Galilee: Here the JNF forestry department is moving ahead impressively on several fronts. Seven hundred dunams of the Toukan Hills, near Kibbutz Lavie in southern Galilee, have been earmarked for afforestation this year and a new settlement, Avtalyon, is to be completely surrounded by greenery.

But most significantly, JNF is contributing its land-preparation and afforestation skills to the major national goal of turning the entire Kinneret shoreline into Israel’s main inland tourism resource.

The hills rising above Tiberias are to be afforested–partly with the aid of the Swiss JNF. One section will be named the Rambam Park, commemorating Maimonides who, according to tradition, is buried in Tiberias.

To the northeast of Lake Kinneret the JNF is aiding a group of seven kibbutzim which jointly are implementing a major holiday resort project of hotels, water-sports, and scenic trekking to be available to visitors from Israel and abroad.

Conditions are very difficult, Rivlin noted in an interview with the Jewish Telegraphic Agency. “The rocks are basalt.
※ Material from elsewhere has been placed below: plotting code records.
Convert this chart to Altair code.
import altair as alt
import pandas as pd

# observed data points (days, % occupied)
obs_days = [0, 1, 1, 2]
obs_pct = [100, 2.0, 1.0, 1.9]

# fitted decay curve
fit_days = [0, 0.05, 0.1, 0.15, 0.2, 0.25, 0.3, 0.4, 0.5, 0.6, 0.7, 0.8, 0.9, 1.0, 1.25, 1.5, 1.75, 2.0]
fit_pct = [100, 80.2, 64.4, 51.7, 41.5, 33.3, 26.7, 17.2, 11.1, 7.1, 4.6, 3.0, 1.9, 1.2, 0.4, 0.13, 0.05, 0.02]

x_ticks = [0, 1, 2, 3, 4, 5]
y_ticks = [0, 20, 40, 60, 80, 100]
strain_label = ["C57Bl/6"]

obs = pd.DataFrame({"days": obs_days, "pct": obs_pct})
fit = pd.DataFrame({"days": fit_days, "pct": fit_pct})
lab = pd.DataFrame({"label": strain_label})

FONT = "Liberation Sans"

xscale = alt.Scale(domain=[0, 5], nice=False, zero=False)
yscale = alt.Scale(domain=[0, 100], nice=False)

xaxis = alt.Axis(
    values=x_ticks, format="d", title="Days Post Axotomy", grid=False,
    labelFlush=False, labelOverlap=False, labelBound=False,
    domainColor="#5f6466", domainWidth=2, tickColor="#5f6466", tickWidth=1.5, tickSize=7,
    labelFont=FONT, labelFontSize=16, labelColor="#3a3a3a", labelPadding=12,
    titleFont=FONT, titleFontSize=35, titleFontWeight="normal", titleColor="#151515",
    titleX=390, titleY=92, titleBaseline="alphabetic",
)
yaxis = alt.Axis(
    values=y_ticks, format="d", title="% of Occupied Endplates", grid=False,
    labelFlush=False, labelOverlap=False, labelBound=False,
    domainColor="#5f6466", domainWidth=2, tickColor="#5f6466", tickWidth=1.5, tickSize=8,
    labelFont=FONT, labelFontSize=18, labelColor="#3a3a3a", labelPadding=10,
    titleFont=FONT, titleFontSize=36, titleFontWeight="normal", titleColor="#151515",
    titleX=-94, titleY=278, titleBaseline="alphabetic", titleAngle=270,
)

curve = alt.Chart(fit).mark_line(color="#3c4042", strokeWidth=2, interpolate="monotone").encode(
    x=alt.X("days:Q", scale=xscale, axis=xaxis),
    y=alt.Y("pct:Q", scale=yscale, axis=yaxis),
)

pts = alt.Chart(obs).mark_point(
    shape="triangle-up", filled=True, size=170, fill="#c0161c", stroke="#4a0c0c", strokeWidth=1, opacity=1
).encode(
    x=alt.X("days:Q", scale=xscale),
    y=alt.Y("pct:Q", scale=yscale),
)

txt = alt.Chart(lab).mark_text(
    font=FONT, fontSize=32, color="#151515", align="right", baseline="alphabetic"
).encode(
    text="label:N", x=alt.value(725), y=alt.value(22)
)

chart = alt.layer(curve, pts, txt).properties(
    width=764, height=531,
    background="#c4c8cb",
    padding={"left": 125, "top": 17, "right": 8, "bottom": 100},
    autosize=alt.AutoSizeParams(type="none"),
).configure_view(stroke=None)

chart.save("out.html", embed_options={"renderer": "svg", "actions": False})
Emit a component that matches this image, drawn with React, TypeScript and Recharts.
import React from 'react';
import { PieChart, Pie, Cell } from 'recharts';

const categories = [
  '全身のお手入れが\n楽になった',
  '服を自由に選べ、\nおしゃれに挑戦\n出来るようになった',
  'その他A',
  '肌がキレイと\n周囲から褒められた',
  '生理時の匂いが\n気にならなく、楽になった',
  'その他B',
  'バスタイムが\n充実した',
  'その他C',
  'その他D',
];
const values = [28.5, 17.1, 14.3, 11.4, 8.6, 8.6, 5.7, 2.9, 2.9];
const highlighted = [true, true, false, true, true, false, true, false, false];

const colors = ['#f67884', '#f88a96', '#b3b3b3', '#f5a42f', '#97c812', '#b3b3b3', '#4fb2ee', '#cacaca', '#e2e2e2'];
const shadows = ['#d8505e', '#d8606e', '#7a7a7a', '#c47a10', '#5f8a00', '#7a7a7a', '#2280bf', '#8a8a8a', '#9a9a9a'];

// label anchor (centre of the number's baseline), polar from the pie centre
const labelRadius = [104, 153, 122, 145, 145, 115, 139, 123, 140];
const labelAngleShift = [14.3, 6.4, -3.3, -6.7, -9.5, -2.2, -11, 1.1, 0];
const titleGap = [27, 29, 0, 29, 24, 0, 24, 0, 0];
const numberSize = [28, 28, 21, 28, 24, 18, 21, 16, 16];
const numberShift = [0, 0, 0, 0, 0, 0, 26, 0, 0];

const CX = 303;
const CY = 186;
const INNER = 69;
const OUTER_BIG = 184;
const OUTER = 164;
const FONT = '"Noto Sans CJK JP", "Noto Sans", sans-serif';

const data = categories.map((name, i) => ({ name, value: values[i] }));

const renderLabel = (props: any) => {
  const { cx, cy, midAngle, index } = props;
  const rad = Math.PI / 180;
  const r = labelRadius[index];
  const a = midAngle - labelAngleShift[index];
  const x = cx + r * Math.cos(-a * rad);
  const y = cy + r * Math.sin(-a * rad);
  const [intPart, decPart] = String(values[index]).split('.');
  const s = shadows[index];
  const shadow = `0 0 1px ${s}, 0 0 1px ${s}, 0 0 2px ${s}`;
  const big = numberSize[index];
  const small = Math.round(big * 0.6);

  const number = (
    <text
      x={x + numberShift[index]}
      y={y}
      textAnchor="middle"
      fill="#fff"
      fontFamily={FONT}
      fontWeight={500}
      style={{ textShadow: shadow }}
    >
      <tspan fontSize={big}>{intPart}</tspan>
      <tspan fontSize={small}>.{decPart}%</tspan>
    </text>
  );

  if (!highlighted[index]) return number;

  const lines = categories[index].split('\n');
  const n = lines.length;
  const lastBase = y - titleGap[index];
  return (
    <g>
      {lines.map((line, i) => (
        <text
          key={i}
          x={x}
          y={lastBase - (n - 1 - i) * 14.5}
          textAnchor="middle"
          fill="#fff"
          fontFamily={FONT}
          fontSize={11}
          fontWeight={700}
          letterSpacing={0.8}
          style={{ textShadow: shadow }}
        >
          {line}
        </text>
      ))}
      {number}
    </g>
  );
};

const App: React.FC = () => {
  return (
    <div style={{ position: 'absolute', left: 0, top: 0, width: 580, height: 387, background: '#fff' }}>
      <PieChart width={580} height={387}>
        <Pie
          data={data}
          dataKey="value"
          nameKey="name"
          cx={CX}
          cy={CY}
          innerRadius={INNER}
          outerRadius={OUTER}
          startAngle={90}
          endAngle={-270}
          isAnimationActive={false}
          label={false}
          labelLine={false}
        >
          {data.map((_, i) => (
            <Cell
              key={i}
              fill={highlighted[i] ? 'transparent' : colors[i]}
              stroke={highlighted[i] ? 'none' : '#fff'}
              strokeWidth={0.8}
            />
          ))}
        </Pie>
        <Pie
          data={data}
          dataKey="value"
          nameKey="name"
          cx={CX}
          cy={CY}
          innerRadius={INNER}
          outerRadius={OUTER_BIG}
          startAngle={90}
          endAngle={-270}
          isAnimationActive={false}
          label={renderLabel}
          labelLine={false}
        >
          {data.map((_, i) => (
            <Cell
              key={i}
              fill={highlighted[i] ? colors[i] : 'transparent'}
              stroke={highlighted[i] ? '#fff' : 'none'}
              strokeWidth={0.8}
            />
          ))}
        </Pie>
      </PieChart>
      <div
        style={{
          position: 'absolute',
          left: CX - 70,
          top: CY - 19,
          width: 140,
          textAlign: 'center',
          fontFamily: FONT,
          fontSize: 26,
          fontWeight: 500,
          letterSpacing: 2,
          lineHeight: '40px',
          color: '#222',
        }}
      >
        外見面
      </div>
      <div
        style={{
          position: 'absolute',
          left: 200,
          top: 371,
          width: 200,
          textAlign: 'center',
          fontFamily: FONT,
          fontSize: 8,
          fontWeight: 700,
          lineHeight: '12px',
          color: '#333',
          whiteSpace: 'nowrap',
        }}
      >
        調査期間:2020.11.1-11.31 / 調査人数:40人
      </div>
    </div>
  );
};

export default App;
The ground slopes. We have to build terracing, and plan each tree spot individually,” he said.

In the Negev, JNF this year is planting at Pithat Shalom, the border region just south of the coast. At Yatir, in the Hebron Hills, “we are literally pushing the desert back — and this will be a boon to the fledgling settlements in the area,” Rivlin said.


Another Negev project now underway is a Golda Meir Park near Kibbutz Revivim, where the late Premier’s daughter lives with her family and where Golda herself was a frequent visitor. The site is close to one of the roads leading to Eilat. Southbound holiday-makers will be able to pause there for a unique experience of verdant relaxation in the heart of the arid desert.

Given the aridity, JNF is experimenting with over 30 strains of trees and bushes to select those best suited for the rigors of the southern climate.

Around Jerusalem, “our green belt is gradually nearing completion to the north of the capital, and now we have turned eastwards,” Rivlin said. Here, too, the trees steal from the desert. He is planning a ten-dunam-wide strip of green bordering the city to the east of the Mt. Scopus-Mount of Olives line.

There are similar though less ambitious projects afoot to surround Ashdod and Beit Shemesh, two less glamorous cities, with their own green belts, too.

Abroad, JNF’s Education Department predicts it will reach more than half-a-million Jewish children through various Tu B’Shvat-related activities in schools, youth groups and community centers.


Looking beyond Tu B’Shvat, which is traditionally the JNF’s red-letter day, perhaps the most remarkable innovation in JNF forestry at this time is going ahead quietly in a 400-dunam experimental site in the north of the country. It is an attempt, the first in Israel, to grow trees specifically for timber.

To date, JNF supplies one half of the of the Israeli timber industry’s requirements in chipboard, all from thinning out existing forests. Chipboard comprises wood shavings and small pieces compressed together. It is extensively used in furniture manufacture here and abroad.